** Record set **
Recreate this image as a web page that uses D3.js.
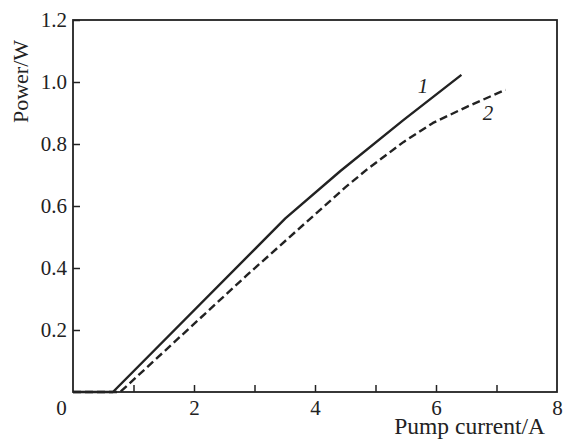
<!DOCTYPE html>
<html>
<head>
<meta charset="utf-8">
<script src="https://cdn.jsdelivr.net/npm/d3@7"></script>
<style>
  html, body { margin: 0; padding: 0; background: #fff; }
  svg { display: block; }
</style>
</head>
<body>
<svg id="chart" width="563" height="439"></svg>
<script>
// Curve 1 (solid)
const solidX = [0, 0.66, 3.51, 4.42, 5.46, 6.42];
const solidY = [0, 0, 0.560, 0.713, 0.877, 1.023];
// Curve 2 (dashed)
const dashX = [0, 0.78, 2.87, 4.50, 4.86, 5.46, 5.95, 6.51, 7.15];
const dashY = [0, 0, 0.376, 0.660, 0.718, 0.806, 0.868, 0.920, 0.975];

const xTicks = [1, 2, 3, 4, 5, 6, 7];
const xLabels = [0, 2, 4, 6, 8];
const yTicks = [0.2, 0.4, 0.6, 0.8, 1.0, 1.2];
const curveNames = ["1", "2"];

const FONT = "'Liberation Serif', 'Times New Roman', serif";
const svg = d3.select("#chart");
const L = 73, R = 557, T = 20, B = 392;
const x = d3.scaleLinear().domain([0, 8]).range([L, R]);
const y = d3.scaleLinear().domain([0, 1.2]).range([B, T]);
const ink = "#222";

// x inward ticks
const gx = svg.append("g").attr("transform", `translate(0,${B})`)
  .call(d3.axisBottom(x).tickValues(xTicks).tickSizeInner(-7).tickSizeOuter(0).tickFormat(""));
gx.select(".domain").remove();
gx.selectAll("line").attr("stroke", ink).attr("stroke-width", 1.5);

// x labels
const gxl = svg.append("g").attr("transform", `translate(0,${B})`)
  .call(d3.axisBottom(x).tickValues(xLabels).tickSize(0).tickPadding(8).tickFormat(d3.format("d")));
gxl.select(".domain").remove();
gxl.selectAll("text").style("font-size", "21px").style("font-family", FONT).attr("fill", ink)
  .attr("dx", d => d === 0 ? -12 : 0);

// y axis
const gy = svg.append("g").attr("transform", `translate(${L},0)`)
  .call(d3.axisLeft(y).tickValues(yTicks).tickSizeInner(-7).tickSizeOuter(0).tickPadding(6).tickFormat(d3.format(".1f")));
gy.select(".domain").remove();
gy.selectAll("line").attr("stroke", ink).attr("stroke-width", 1.5);
gy.selectAll("text").style("font-size", "21px").style("font-family", FONT).attr("fill", ink);

// frame
svg.append("rect").attr("x", L).attr("y", T).attr("width", R - L).attr("height", B - T)
  .attr("fill", "none").attr("stroke", ink).attr("stroke-width", 1.8);

const line = d3.line().x(d => x(d[0])).y(d => y(d[1]));
svg.append("path").datum(solidX.map((v, i) => [v, solidY[i]]))
  .attr("d", line).attr("fill", "none").attr("stroke", ink).attr("stroke-width", 2.4)
  .attr("stroke-linejoin", "round");
svg.append("path").datum(dashX.map((v, i) => [v, dashY[i]]))
  .attr("d", line).attr("fill", "none").attr("stroke", ink).attr("stroke-width", 2.4)
  .attr("stroke-linejoin", "round").attr("stroke-dasharray", "8,4");

// curve labels
svg.append("text").attr("x", 423).attr("y", 93).attr("text-anchor", "middle")
  .style("font-family", FONT).style("font-size", "21px").style("font-style", "italic")
  .attr("fill", ink).text(curveNames[0]);
svg.append("text").attr("x", 488).attr("y", 120).attr("text-anchor", "middle")
  .style("font-family", FONT).style("font-size", "21px").style("font-style", "italic")
  .attr("fill", ink).text(curveNames[1]);

// axis titles
svg.append("text").attr("x", 545).attr("y", 434).attr("text-anchor", "end")
  .style("font-family", FONT).style("font-size", "23.5px").attr("fill", ink).text("Pump current/A");
svg.append("text").attr("transform", "translate(28,81.5) rotate(-90)").attr("text-anchor", "middle")
  .style("font-family", FONT).style("font-size", "22px").attr("fill", ink).text("Power/W");
</script>
</body>
</html>
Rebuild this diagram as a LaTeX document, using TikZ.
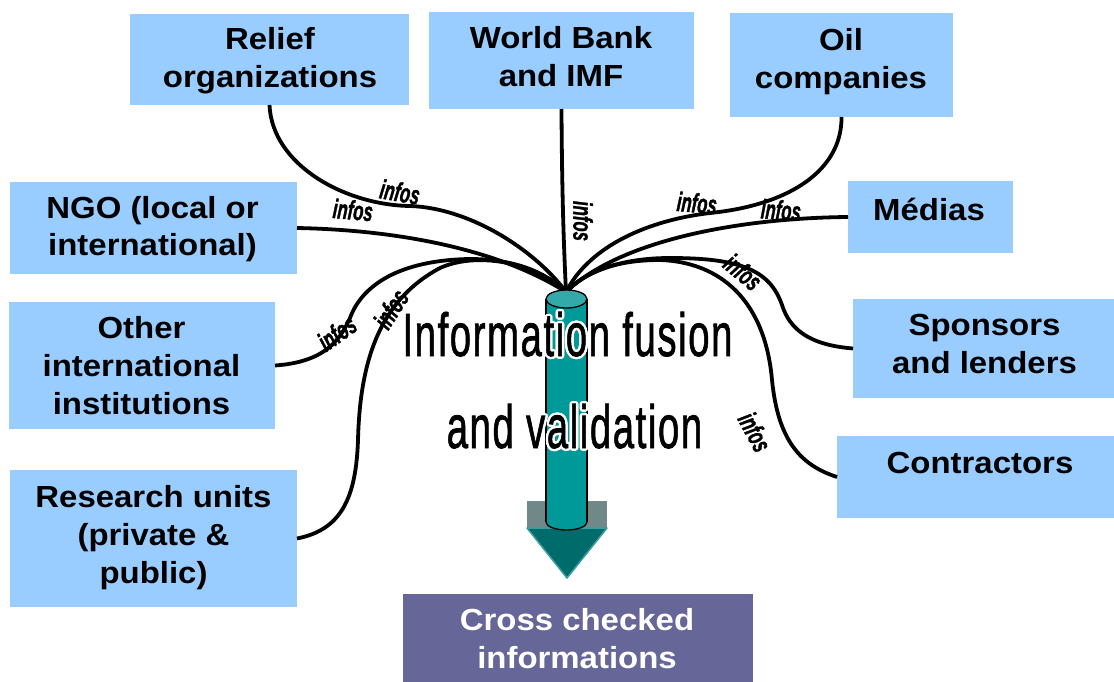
\documentclass[tikz,border=0pt]{standalone}
\usepackage{fontspec}
\setmainfont{Liberation Sans}
\newfontfamily\boxfont{Liberation Sans}[FakeStretch=1.08]
\newfontfamily\infofont{Liberation Sans}[BoldItalicFeatures={FakeBold=1.6}]
\newfontfamily\bigfont{Liberation Sans}[FakeBold=1.3, LetterSpace=4]
\usepackage{graphicx}
\definecolor{boxblue}{HTML}{99CCFF}
\definecolor{crosspurple}{HTML}{666699}
\definecolor{cylbody}{HTML}{009999}
\definecolor{cyltop}{HTML}{33AAAA}
\definecolor{arrowgray}{HTML}{708888}
\definecolor{arrowdark}{HTML}{006B6B}
\definecolor{arrowlight}{HTML}{3A9E9E}
\begin{document}
\begin{tikzpicture}[x=1pt,y=-1pt,
  box/.style={fill=boxblue, draw=none, inner sep=0pt, outer sep=0pt},
  boxtext/.style={inner sep=0pt, anchor=base, font=\boxfont\bfseries\fontsize{30.5}{38}\selectfont},
  link/.style={line width=3.8pt},
  infolabel/.style={inner sep=0pt, font=\infofont\bfseries\itshape\fontsize{27}{27}\selectfont},
  bigtext/.style={inner sep=0pt, anchor=base, font=\bigfont\fontsize{61}{61}\selectfont}]
\useasboundingbox (0,0) rectangle (1114,682);

% source boxes
\node[box, minimum width=279pt, minimum height=91pt]  (relief)      at (269.5,59.5) {};
\node[box, minimum width=265pt, minimum height=97pt]  (wb)          at (561.5,60.5) {};
\node[box, minimum width=223pt, minimum height=104pt] (oil)         at (841.5,65) {};
\node[box, minimum width=165pt, minimum height=72pt]  (medias)      at (930.5,217) {};
\node[box, minimum width=287pt, minimum height=92pt]  (ngo)         at (153.5,228) {};
\node[box, minimum width=266pt, minimum height=127pt] (other)       at (142,365.5) {};
\node[box, minimum width=261pt, minimum height=99pt]  (sponsors)    at (983.5,348.5) {};
\node[box, minimum width=277pt, minimum height=82pt]  (contractors) at (975.5,477) {};
\node[box, minimum width=287pt, minimum height=137pt] (research)    at (153.5,538.5) {};
\node[fill=crosspurple, inner sep=0pt, minimum width=350pt, minimum height=88pt] (cross) at (578,638) {};

\coordinate (hub) at (566,292);

% connectors
\draw[link] (relief.south) .. controls (272,165) and (345,205) .. (410,206)
                           .. controls (470,208) and (535,250) .. (hub);
\draw[link] (ngo.east) .. controls (400,230) and (500,250) .. (hub);
\draw[link] (other.east) .. controls (325,362) and (340,340) .. (350,318)
                         .. controls (362,285) and (400,260) .. (470,259)
                         .. controls (515,259) and (545,272) .. (hub);
\draw[link] (research.east) .. controls (340,530) and (356,500) .. (358,440)
                            .. controls (360,360) and (380,300) .. (440,268)
                            .. controls (480,250) and (540,265) .. (hub);
\draw[link] (wb.south) .. controls (562,200) and (564,250) .. (hub);
\draw[link] (oil.south) .. controls (842,170) and (790,205) .. (710,213)
                        .. controls (650,220) and (590,245) .. (hub);
\draw[link] (medias.west) .. controls (740,218) and (620,240) .. (hub);
\draw[link] (sponsors.west) .. controls (810,345) and (790,330) .. (782,305)
                            .. controls (770,270) and (740,258) .. (670,258)
                            .. controls (620,258) and (585,272) .. (hub);
\draw[link] (contractors.west) .. controls (800,465) and (778,440) .. (772,380)
                               .. controls (765,300) and (720,262) .. (660,260)
                               .. controls (615,260) and (585,272) .. (hub);

% block arrow
\fill[arrowgray] (527,501) rectangle (607,528);
\filldraw[fill=arrowdark, draw=arrowlight, line width=1.5pt, line join=round]
  (527,528) -- (607,528) -- (567,578) -- cycle;

% cylinder
\fill[cylbody] (546,299) rectangle (587,522);
\fill[cylbody] (566.5,522) ellipse [x radius=20.5, y radius=8];
\begin{scope}
  \clip (540,522) rectangle (595,536);
  \draw[line width=1.3pt] (566.5,522) ellipse [x radius=20.5, y radius=8];
\end{scope}
\draw[line width=1.3pt] (546,299) -- (546,522) (587,299) -- (587,522);
\filldraw[fill=cyltop, draw=black, line width=1.3pt] (566.5,299) ellipse [x radius=20.5, y radius=9];

% box texts
\node[boxtext] (relief-t) at (270,50) {\parbox[t]{300pt}{\centering Relief\\organizations}};
\node[boxtext] (wb-t) at (561,49) {\parbox[t]{300pt}{\centering World Bank\\and IMF}};
\node[boxtext] (oil-t) at (841,51) {\parbox[t]{300pt}{\centering Oil\\companies}};
\node[boxtext] (medias-t) at (929,220) {\parbox[t]{300pt}{\centering Médias}};
\node[boxtext] (ngo-t) at (152.5,218) {\parbox[t]{320pt}{\centering NGO (local or\\international)}};
\node[boxtext] (other-t) at (141.5,338) {\parbox[t]{320pt}{\centering Other\\international\\institutions}};
\node[boxtext] (sponsors-t) at (984.5,335) {\parbox[t]{300pt}{\centering Sponsors\\and lenders}};
\node[boxtext] (contractors-t) at (980,473) {\parbox[t]{300pt}{\centering Contractors}};
\node[boxtext] (research-t) at (153.5,507) {\parbox[t]{320pt}{\centering Research units\\(private \&\\public)}};
\node[boxtext, text=white] (cross-t) at (577,630) {\parbox[t]{340pt}{\centering Cross checked\\informations}};

% central title: white halo, then black text
\foreach \a in {0,30,...,330}{
  \node[bigtext, text=white, shift={(\a:2.4)}] (halo1-\a) at (567.5,356) {\scalebox{0.63}[1]{Information fusion}};
  \node[bigtext, text=white, shift={(\a:2.4)}] (halo2-\a) at (574.5,448) {\scalebox{0.63}[1]{and validation}};
}
\node[bigtext] (fusion1) at (567.5,356) {\scalebox{0.63}[1]{Information fusion}};
\node[bigtext] (fusion2) at (574.5,448) {\scalebox{0.63}[1]{and validation}};

% infos labels
\node[infolabel, rotate=-10] (info1) at (400,192) {\scalebox{0.62}[1]{infos}};
\node[infolabel, rotate=-5]  (info2) at (353,210) {\scalebox{0.62}[1]{infos}};
\node[infolabel, rotate=35]  (info3) at (337,333) {\scalebox{0.62}[1]{infos}};
\node[infolabel, rotate=57]  (info4) at (391,309) {\scalebox{0.62}[1]{infos}};
\node[infolabel, rotate=-90] (info5) at (583,221) {\scalebox{0.62}[1]{infos}};
\node[infolabel, rotate=-5]  (info6) at (697,203) {\scalebox{0.62}[1]{infos}};
\node[infolabel, rotate=-4]  (info7) at (781,210) {\scalebox{0.62}[1]{infos}};
\node[infolabel, rotate=-40] (info8) at (743,272) {\scalebox{0.62}[1]{infos}};
\node[infolabel, rotate=-62] (info9) at (755,432) {\scalebox{0.62}[1]{infos}};
\end{tikzpicture}
\end{document}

** The problem **
Looking above, find the stretch of lines that opens with the one holding "Rebuild this diagram" and closes with the one holding "(0,0) rectangle (1114,682);". Copy it exactly, pictures excluded.

** Reply **
Rebuild this diagram as a LaTeX document, using TikZ.
\documentclass[tikz,border=0pt]{standalone}
\usepackage{fontspec}
\setmainfont{Liberation Sans}
\newfontfamily\boxfont{Liberation Sans}[FakeStretch=1.08]
\newfontfamily\infofont{Liberation Sans}[BoldItalicFeatures={FakeBold=1.6}]
\newfontfamily\bigfont{Liberation Sans}[FakeBold=1.3, LetterSpace=4]
\usepackage{graphicx}
\definecolor{boxblue}{HTML}{99CCFF}
\definecolor{crosspurple}{HTML}{666699}
\definecolor{cylbody}{HTML}{009999}
\definecolor{cyltop}{HTML}{33AAAA}
\definecolor{arrowgray}{HTML}{708888}
\definecolor{arrowdark}{HTML}{006B6B}
\definecolor{arrowlight}{HTML}{3A9E9E}
\begin{document}
\begin{tikzpicture}[x=1pt,y=-1pt,
  box/.style={fill=boxblue, draw=none, inner sep=0pt, outer sep=0pt},
  boxtext/.style={inner sep=0pt, anchor=base, font=\boxfont\bfseries\fontsize{30.5}{38}\selectfont},
  link/.style={line width=3.8pt},
  infolabel/.style={inner sep=0pt, font=\infofont\bfseries\itshape\fontsize{27}{27}\selectfont},
  bigtext/.style={inner sep=0pt, anchor=base, font=\bigfont\fontsize{61}{61}\selectfont}]
\useasboundingbox (0,0) rectangle (1114,682);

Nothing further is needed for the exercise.